What do we learn from these results? First, our experiments provide novel empirical evidence on status goods that confirm some things we’ve always suspected, but weren’t really able to show empirically: people are willing to pay significant amounts of money to gain social status, and the demand for status goods is affected by who else can afford them. Second, and more importantly, we show that higher self-esteem causally reduces demand for status goods. We believe that better understanding the effect of self-esteem on economic choices is an important topic of future research, especially in settings where self-esteem may be especially low, such as in populations facing poverty, low social status, and negative stereotypes.


Submitted by Rajeev Gopal on

Why is it important to understand the role of self esteem on consumption choices? Is it to help companies and vendors to figure out how to increase their sales or charge a premium pricing for their goods ?

Dear Rajeev,


Thank you for your question – you raise a very interesting and important point! It is indeed true that banks have often been accused of strategically exploiting the behavioral biases of their customers.

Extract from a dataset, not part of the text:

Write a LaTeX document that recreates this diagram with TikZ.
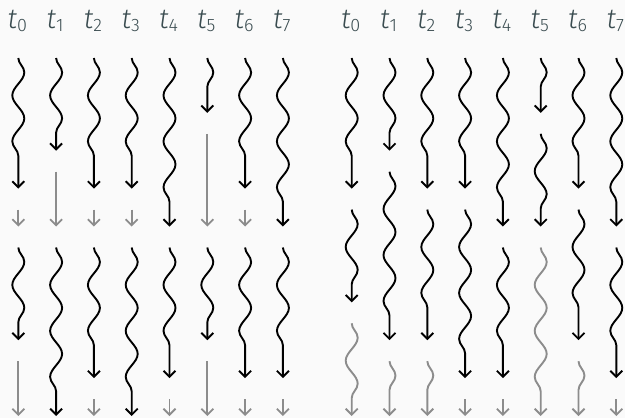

This is an issue that has gotten a lot of attention since the global financial crisis, and has led to much new thinking and increased efforts to improve transparency and financial consumer protection. That’s where our research comes in: we very much believe that to devise smart regulation that effectively protects consumers, we first need to understand the basic economic and non-economic factors that drive consumer behavior. We attempt to do this here for the case of status-seeking behavior, a fairly common phenomenon that affects all sorts of consumption choices, using the specific case of the market for credit cards.